Conscience Unites!

Conscience Unites! 2012-10-07T08:36:25-05:00

Late last night on National Review Online‘s “The Corner,” my friend and colleague and bright intellectual light of our day, Ramesh Ponnuru, pointed to an opinion piece by former congresswoman Nancy Johnson. In an election year where accusations of a “war on women” have drowned out common-sense defenses of our first freedom, what a welcome sight, to see a liberal, “pro-choice,” Republican defend our right to real religious freedom.

She writes:

The Affordable Care Act for the first time in our history gives the federal government the right to mandate the benefits of a national insurance package. All plans on the exchanges and all employer plans, including those self-insured by an employer, will have to provide at least these benefits. Although the Affordable Care Act includes a narrow exception for places of worship, it does not include the full religious rights language of the Religious Freedom Restoration Act nor reflect the thinking on this subject of strong pro-choice senators such as Sens. Kennedy and Moynihan. If the administration mandated coverage of abortion in a bill without a conscience clause, the issue would have been joined clearly.

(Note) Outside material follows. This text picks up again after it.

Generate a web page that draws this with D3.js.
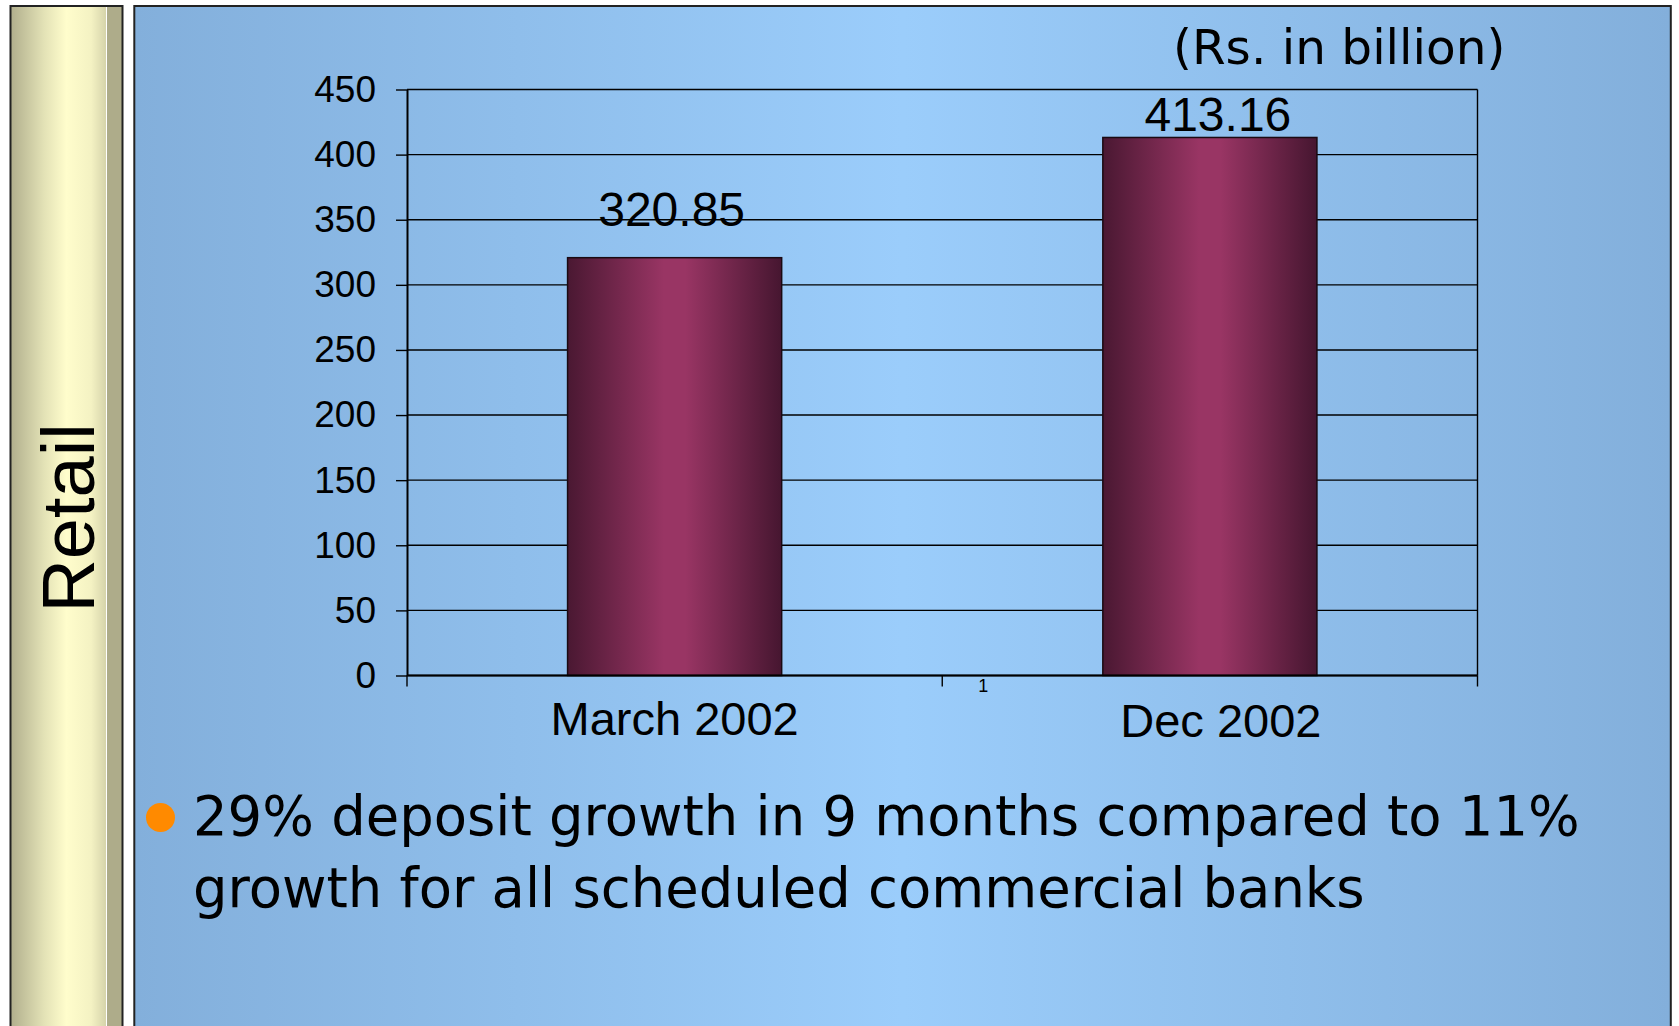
<!DOCTYPE html>
<html>
<head>
<meta charset="utf-8">
<script src="https://cdn.jsdelivr.net/npm/d3@7"></script>
<style>
    html, body { margin: 0; padding: 0; background: #fff; }
    svg { display: block; }
</style>
</head>
<body>
<div id="chart"></div>
<script>
// Values
const categories = ['March 2002', 'Dec 2002'];
const deposits = [320.85, 413.16];
const yTicks = [0, 50, 100, 150, 200, 250, 300, 350, 400, 450];
const unitLabel = '(Rs. in billion)';
const sideTitle = 'Retail';
const bulletLines = [
    '29% deposit growth in 9 months compared to 11%',
    'growth for all scheduled commercial banks'
];

const width = 1679;
const height = 1026;

const svg = d3.select('#chart').append('svg')
    .attr('width', width)
    .attr('height', height)
    .attr('viewBox', `0 0 ${width} ${height}`);

const defs = svg.append('defs');

// slide background: light in the middle, darker blue at both sides
const bg = defs.append('linearGradient').attr('id', 'slideBg')
    .attr('x1', '0%').attr('x2', '100%').attr('y1', '0%').attr('y2', '0%');
bg.append('stop').attr('offset', '0%').attr('stop-color', '#83afdb');
bg.append('stop').attr('offset', '50%').attr('stop-color', '#9bcdfb');
bg.append('stop').attr('offset', '100%').attr('stop-color', '#83afdb');

// cream column on the left
const side = defs.append('linearGradient').attr('id', 'sideBg')
    .attr('x1', '0%').attr('x2', '100%').attr('y1', '0%').attr('y2', '0%');
side.append('stop').attr('offset', '0%').attr('stop-color', '#b0ae8c');
side.append('stop').attr('offset', '30%').attr('stop-color', '#e3e2b6');
side.append('stop').attr('offset', '50%').attr('stop-color', '#fffdcc');
side.append('stop').attr('offset', '72%').attr('stop-color', '#f4f2c3');
side.append('stop').attr('offset', '100%').attr('stop-color', '#b4b290');

// bar shading
const barGrad = defs.append('linearGradient').attr('id', 'barFill')
    .attr('x1', '0%').attr('x2', '100%').attr('y1', '0%').attr('y2', '0%');
barGrad.append('stop').attr('offset', '0%').attr('stop-color', '#4a1832');
barGrad.append('stop').attr('offset', '45%').attr('stop-color', '#993564');
barGrad.append('stop').attr('offset', '55%').attr('stop-color', '#993564');
barGrad.append('stop').attr('offset', '100%').attr('stop-color', '#461630');

// panels
svg.append('rect')
    .attr('x', 10.5).attr('y', 6)
    .attr('width', 112).attr('height', height)
    .attr('fill', 'url(#sideBg)');
svg.append('rect')
    .attr('x', 107).attr('y', 6)
    .attr('width', 15).attr('height', height)
    .attr('fill', '#aeac8a');
svg.append('line')
    .attr('x1', 106.5).attr('x2', 106.5).attr('y1', 6).attr('y2', height)
    .attr('stroke', '#fff').attr('stroke-width', 1);
svg.append('rect')
    .attr('x', 10.5).attr('y', 6)
    .attr('width', 112).attr('height', height + 10)
    .attr('fill', 'none').attr('stroke', '#222').attr('stroke-width', 2);

svg.append('text')
    .attr('transform', 'translate(94,518) rotate(-90)')
    .attr('text-anchor', 'middle')
    .style('font-family', '"Liberation Sans", Arial, sans-serif')
    .style('font-size', '74px')
    .style('fill', '#000')
    .text(sideTitle);

svg.append('rect')
    .attr('x', 134.3).attr('y', 6)
    .attr('width', 1536.5).attr('height', height + 10)
    .attr('fill', 'url(#slideBg)')
    .attr('stroke', '#222').attr('stroke-width', 2);

// chart area
const plot = { left: 407, right: 1477.5, top: 89.5, bottom: 675.5 };

const x = d3.scaleBand()
    .domain(categories)
    .range([plot.left, plot.right])
    .paddingInner(0.6)
    .paddingOuter(0.3);

const y = d3.scaleLinear()
    .domain([0, 450])
    .range([plot.bottom, plot.top]);

// the second category's texts sit a little right of its bar on the slide
const labelX = (i) => x(categories[i]) + x.bandwidth() / 2 + (i === 1 ? 11 : 0);

const g = svg.append('g');

// gridlines
g.append('g').selectAll('line')
    .data(yTicks)
    .join('line')
    .attr('x1', plot.left).attr('x2', plot.right)
    .attr('y1', d => y(d)).attr('y2', d => y(d))
    .attr('stroke', '#000').attr('stroke-width', 1.4);

// right edge of plot frame
g.append('line')
    .attr('x1', plot.right).attr('x2', plot.right)
    .attr('y1', plot.top).attr('y2', plot.bottom)
    .attr('stroke', '#000').attr('stroke-width', 1.4);

// bars
g.append('g').selectAll('rect')
    .data(deposits)
    .join('rect')
    .attr('x', (d, i) => x(categories[i]))
    .attr('y', d => y(d))
    .attr('width', x.bandwidth())
    .attr('height', d => y(0) - y(d))
    .attr('fill', 'url(#barFill)')
    .attr('stroke', '#1a0a12')
    .attr('stroke-width', 1.5);

// value labels (kept inside the plot near the top)
g.append('g').selectAll('text')
    .data(deposits)
    .join('text')
    .attr('x', (d, i) => labelX(i) - 3)
    .attr('y', d => Math.max(y(d) - 31.5, plot.top + 41.5))
    .attr('text-anchor', 'middle')
    .style('font-family', '"Liberation Sans", Arial, sans-serif')
    .style('font-size', '48px')
    .style('fill', '#000')
    .text(d => d.toFixed(2));

// y axis
const yAxis = g.append('g')
    .attr('transform', `translate(${plot.left},0)`)
    .call(d3.axisLeft(y).tickValues(yTicks).tickSize(11).tickSizeOuter(0).tickPadding(20));
yAxis.select('.domain').attr('stroke', '#000').attr('stroke-width', 2);
yAxis.selectAll('.tick line').attr('stroke', '#000').attr('stroke-width', 1.4);
yAxis.selectAll('.tick text')
    .style('font-family', '"Liberation Sans", Arial, sans-serif')
    .style('font-size', '37px')
    .style('fill', '#000');

// x axis line and category boundary ticks
g.append('line')
    .attr('x1', plot.left).attr('x2', plot.right)
    .attr('y1', plot.bottom).attr('y2', plot.bottom)
    .attr('stroke', '#000').attr('stroke-width', 2);

const edges = [plot.left].concat(categories.map(c => x(c) + x.bandwidth() / 2 + x.step() / 2));
g.append('g').selectAll('line')
    .data(edges)
    .join('line')
    .attr('x1', d => d).attr('x2', d => d)
    .attr('y1', plot.bottom).attr('y2', plot.bottom + 11)
    .attr('stroke', '#000').attr('stroke-width', 1.4);

g.append('g').selectAll('text')
    .data(categories)
    .join('text')
    .attr('x', (d, i) => labelX(i))
    .attr('y', (d, i) => 735 + i * 2)
    .attr('text-anchor', 'middle')
    .style('font-family', '"Liberation Sans", Arial, sans-serif')
    .style('font-size', '47px')
    .style('fill', '#000')
    .text(d => d);

// stray "1" left over under the axis on the original slide
g.append('text')
    .attr('x', (plot.left + plot.right) / 2 + 41)
    .attr('y', plot.bottom + 16)
    .attr('text-anchor', 'middle')
    .style('font-family', '"Liberation Sans", Arial, sans-serif')
    .style('font-size', '18px')
    .style('fill', '#000')
    .text('1');

// unit note
svg.append('text')
    .attr('x', 1173)
    .attr('y', 64)
    .style('font-family', '"DejaVu Sans", sans-serif')
    .style('font-size', '48.5px')
    .style('fill', '#000')
    .text(unitLabel);

// bullet
svg.append('circle')
    .attr('cx', 160.5).attr('cy', 817.5).attr('r', 14.5)
    .attr('fill', '#ff8a00');

svg.append('g').selectAll('text')
    .data(bulletLines)
    .join('text')
    .attr('x', 193)
    .attr('y', (d, i) => 835 + i * 72)
    .style('font-family', '"DejaVu Sans", sans-serif')
    .style('font-size', '54.4px')
    .style('fill', '#000')
    .text(d => d);
</script>
</body>
</html>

It is the fear raised by the new federal power to mandate benefits without Religious Freedom Restoration Act protections that is behind the Blunt amendment. Mandates regarding both beginning of life care and end of life care will raise religious concerns, so denying these protections, which were specifically to balance the individual’s right to religious freedom and the nation’s right to address compelling interests, is troubling.

Strong pro-choice representatives and senators, women and men, have understood the value of the Religious Freedom Restoration Act. Until the Affordable Care Act dramatically limited protection, it was seen as essential in a democracy that guarantees religious freedom. I respect Republican Senate candidate Linda McMahon for understanding that being pro-choice does not mean denying others the right to seek the well-established protection of our conscience exemption.

Jeff Fortenberry, the congressman from Nebraska who had been flagging the threats to conscience represented by the president’s health-care bill long before Congress passed it to find out what was in it, makes this point often. The legislation he proposed subsequent to its passage (it is the partner to the Blunt amendment in the Senate) — even before the HHS abortion-drug, sterilization, contraception mandate was finalized — “restores the operative ethical norm that has prevailed in our culture for generations. In fact, the language is similar to that proposed by Hillary Clinton in the 1990s, and by Sen. Ted Kennedy, and signed into law by President Clinton. A strong bipartisan consensus for conscience rights carried through the 1990s and beyond.”

What a wonderful clear light former congresswoman Johnson shines. All too often the word “choice” is used to mask ideology. Johnson shows a real commitment to liberty. Thank you! Please take the time to talk about this issue of “Obamacare” and the religious-liberty erosion that is this “contraception mandate” people talk about as if it is an answer to a crisis. Opposing this HHS mandate has nothing to do with judging Sandra Fluke or anyone else, it has nothing to do with imposing sectarian moral teaching on the country, it has everything to do with protecting our most basic right to authentically live the gift of faith, a freedom from which we flourish.